━━ GIVEN DATA ━━

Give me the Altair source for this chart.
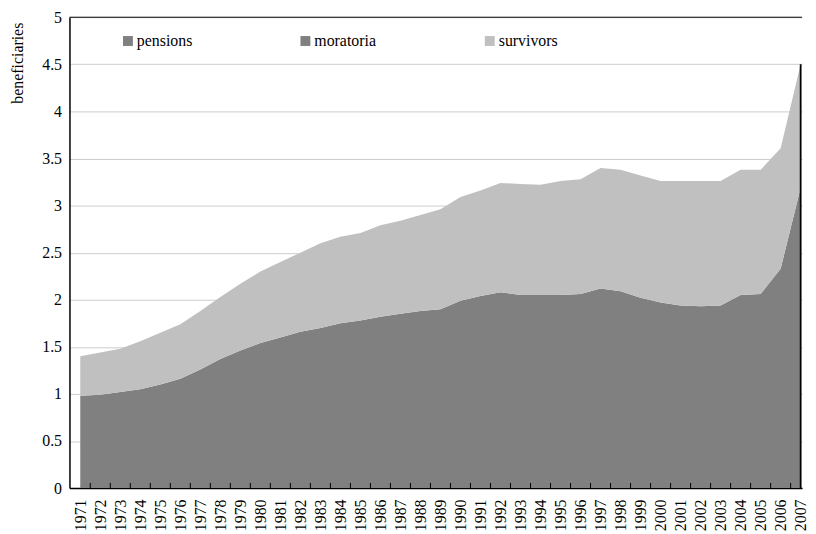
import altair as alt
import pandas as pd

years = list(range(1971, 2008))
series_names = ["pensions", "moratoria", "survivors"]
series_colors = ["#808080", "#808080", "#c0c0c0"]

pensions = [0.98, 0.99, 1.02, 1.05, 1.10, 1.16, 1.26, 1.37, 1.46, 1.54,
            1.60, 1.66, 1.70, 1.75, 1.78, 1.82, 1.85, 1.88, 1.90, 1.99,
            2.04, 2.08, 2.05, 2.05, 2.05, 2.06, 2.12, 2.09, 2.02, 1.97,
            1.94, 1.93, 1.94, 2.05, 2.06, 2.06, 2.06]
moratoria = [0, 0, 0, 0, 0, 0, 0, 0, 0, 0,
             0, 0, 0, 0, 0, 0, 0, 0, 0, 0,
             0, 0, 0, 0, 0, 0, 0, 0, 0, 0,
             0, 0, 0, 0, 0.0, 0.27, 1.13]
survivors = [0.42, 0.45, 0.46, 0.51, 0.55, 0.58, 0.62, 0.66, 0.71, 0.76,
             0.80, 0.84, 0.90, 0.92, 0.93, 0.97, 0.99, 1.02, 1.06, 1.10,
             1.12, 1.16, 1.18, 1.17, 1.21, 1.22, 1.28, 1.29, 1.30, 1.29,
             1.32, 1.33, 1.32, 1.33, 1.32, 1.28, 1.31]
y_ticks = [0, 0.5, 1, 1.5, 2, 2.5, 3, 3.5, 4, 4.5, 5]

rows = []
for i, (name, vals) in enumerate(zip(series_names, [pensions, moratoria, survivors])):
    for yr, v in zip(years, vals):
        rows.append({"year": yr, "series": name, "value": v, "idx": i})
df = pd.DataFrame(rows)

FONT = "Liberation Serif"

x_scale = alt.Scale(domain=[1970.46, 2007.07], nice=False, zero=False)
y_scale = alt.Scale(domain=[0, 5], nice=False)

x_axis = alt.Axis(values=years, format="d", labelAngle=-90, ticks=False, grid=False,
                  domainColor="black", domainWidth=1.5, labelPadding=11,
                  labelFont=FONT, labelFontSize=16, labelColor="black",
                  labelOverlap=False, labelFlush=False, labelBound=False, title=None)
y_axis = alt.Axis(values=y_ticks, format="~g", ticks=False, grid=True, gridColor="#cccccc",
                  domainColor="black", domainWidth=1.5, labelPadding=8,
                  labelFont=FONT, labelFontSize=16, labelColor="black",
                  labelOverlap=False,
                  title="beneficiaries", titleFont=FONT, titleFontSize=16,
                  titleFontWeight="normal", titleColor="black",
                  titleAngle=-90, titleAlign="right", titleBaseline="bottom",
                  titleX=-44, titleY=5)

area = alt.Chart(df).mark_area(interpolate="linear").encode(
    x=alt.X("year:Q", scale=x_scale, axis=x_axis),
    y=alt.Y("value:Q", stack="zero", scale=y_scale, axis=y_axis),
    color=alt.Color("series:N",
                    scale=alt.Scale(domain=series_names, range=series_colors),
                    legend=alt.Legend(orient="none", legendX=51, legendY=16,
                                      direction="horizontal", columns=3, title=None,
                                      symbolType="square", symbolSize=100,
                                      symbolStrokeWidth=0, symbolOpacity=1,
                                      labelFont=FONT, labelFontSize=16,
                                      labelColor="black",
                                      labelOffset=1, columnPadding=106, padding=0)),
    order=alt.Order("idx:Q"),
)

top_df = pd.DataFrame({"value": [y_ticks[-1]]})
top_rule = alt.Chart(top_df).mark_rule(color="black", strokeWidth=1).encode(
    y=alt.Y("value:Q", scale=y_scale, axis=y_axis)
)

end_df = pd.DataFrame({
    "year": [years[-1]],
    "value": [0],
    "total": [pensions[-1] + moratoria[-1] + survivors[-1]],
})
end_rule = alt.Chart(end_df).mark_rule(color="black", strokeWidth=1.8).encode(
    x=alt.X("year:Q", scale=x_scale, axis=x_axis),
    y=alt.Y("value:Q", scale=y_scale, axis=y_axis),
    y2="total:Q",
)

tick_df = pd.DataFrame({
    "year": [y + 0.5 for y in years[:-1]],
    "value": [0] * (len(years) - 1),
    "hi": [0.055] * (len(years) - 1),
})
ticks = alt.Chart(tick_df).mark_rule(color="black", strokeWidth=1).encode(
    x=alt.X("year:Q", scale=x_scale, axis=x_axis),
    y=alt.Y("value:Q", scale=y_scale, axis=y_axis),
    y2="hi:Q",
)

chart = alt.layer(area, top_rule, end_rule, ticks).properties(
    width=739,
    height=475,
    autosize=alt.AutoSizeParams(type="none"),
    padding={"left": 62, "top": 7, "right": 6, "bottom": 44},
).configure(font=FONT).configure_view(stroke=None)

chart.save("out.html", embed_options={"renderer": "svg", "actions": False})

━━━

> AIM OF THE TASK:
Leave the pictures out and copy the rest of the data exactly.

> EXPECTED OUTPUT:
Give me the Altair source for this chart.
import altair as alt
import pandas as pd

years = list(range(1971, 2008))
series_names = ["pensions", "moratoria", "survivors"]
series_colors = ["#808080", "#808080", "#c0c0c0"]

pensions = [0.98, 0.99, 1.02, 1.05, 1.10, 1.16, 1.26, 1.37, 1.46, 1.54,
            1.60, 1.66, 1.70, 1.75, 1.78, 1.82, 1.85, 1.88, 1.90, 1.99,
            2.04, 2.08, 2.05, 2.05, 2.05, 2.06, 2.12, 2.09, 2.02, 1.97,
            1.94, 1.93, 1.94, 2.05, 2.06, 2.06, 2.06]
moratoria = [0, 0, 0, 0, 0, 0, 0, 0, 0, 0,
             0, 0, 0, 0, 0, 0, 0, 0, 0, 0,
             0, 0, 0, 0, 0, 0, 0, 0, 0, 0,
             0, 0, 0, 0, 0.0, 0.27, 1.13]
survivors = [0.42, 0.45, 0.46, 0.51, 0.55, 0.58, 0.62, 0.66, 0.71, 0.76,
             0.80, 0.84, 0.90, 0.92, 0.93, 0.97, 0.99, 1.02, 1.06, 1.10,
             1.12, 1.16, 1.18, 1.17, 1.21, 1.22, 1.28, 1.29, 1.30, 1.29,
             1.32, 1.33, 1.32, 1.33, 1.32, 1.28, 1.31]
y_ticks = [0, 0.5, 1, 1.5, 2, 2.5, 3, 3.5, 4, 4.5, 5]

rows = []
for i, (name, vals) in enumerate(zip(series_names, [pensions, moratoria, survivors])):
    for yr, v in zip(years, vals):
        rows.append({"year": yr, "series": name, "value": v, "idx": i})
df = pd.DataFrame(rows)

FONT = "Liberation Serif"

x_scale = alt.Scale(domain=[1970.46, 2007.07], nice=False, zero=False)
y_scale = alt.Scale(domain=[0, 5], nice=False)

x_axis = alt.Axis(values=years, format="d", labelAngle=-90, ticks=False, grid=False,
                  domainColor="black", domainWidth=1.5, labelPadding=11,
                  labelFont=FONT, labelFontSize=16, labelColor="black",
                  labelOverlap=False, labelFlush=False, labelBound=False, title=None)
y_axis = alt.Axis(values=y_ticks, format="~g", ticks=False, grid=True, gridColor="#cccccc",
                  domainColor="black", domainWidth=1.5, labelPadding=8,
                  labelFont=FONT, labelFontSize=16, labelColor="black",
                  labelOverlap=False,
                  title="beneficiaries", titleFont=FONT, titleFontSize=16,
                  titleFontWeight="normal", titleColor="black",
                  titleAngle=-90, titleAlign="right", titleBaseline="bottom",
                  titleX=-44, titleY=5)

area = alt.Chart(df).mark_area(interpolate="linear").encode(
    x=alt.X("year:Q", scale=x_scale, axis=x_axis),
    y=alt.Y("value:Q", stack="zero", scale=y_scale, axis=y_axis),
    color=alt.Color("series:N",
                    scale=alt.Scale(domain=series_names, range=series_colors),
                    legend=alt.Legend(orient="none", legendX=51, legendY=16,
                                      direction="horizontal", columns=3, title=None,
                                      symbolType="square", symbolSize=100,
                                      symbolStrokeWidth=0, symbolOpacity=1,
                                      labelFont=FONT, labelFontSize=16,
                                      labelColor="black",
                                      labelOffset=1, columnPadding=106, padding=0)),
    order=alt.Order("idx:Q"),
)

top_df = pd.DataFrame({"value": [y_ticks[-1]]})
top_rule = alt.Chart(top_df).mark_rule(color="black", strokeWidth=1).encode(
    y=alt.Y("value:Q", scale=y_scale, axis=y_axis)
)

end_df = pd.DataFrame({
    "year": [years[-1]],
    "value": [0],
    "total": [pensions[-1] + moratoria[-1] + survivors[-1]],
})
end_rule = alt.Chart(end_df).mark_rule(color="black", strokeWidth=1.8).encode(
    x=alt.X("year:Q", scale=x_scale, axis=x_axis),
    y=alt.Y("value:Q", scale=y_scale, axis=y_axis),
    y2="total:Q",
)

tick_df = pd.DataFrame({
    "year": [y + 0.5 for y in years[:-1]],
    "value": [0] * (len(years) - 1),
    "hi": [0.055] * (len(years) - 1),
})
ticks = alt.Chart(tick_df).mark_rule(color="black", strokeWidth=1).encode(
    x=alt.X("year:Q", scale=x_scale, axis=x_axis),
    y=alt.Y("value:Q", scale=y_scale, axis=y_axis),
    y2="hi:Q",
)

chart = alt.layer(area, top_rule, end_rule, ticks).properties(
    width=739,
    height=475,
    autosize=alt.AutoSizeParams(type="none"),
    padding={"left": 62, "top": 7, "right": 6, "bottom": 44},
).configure(font=FONT).configure_view(stroke=None)

chart.save("out.html", embed_options={"renderer": "svg", "actions": False})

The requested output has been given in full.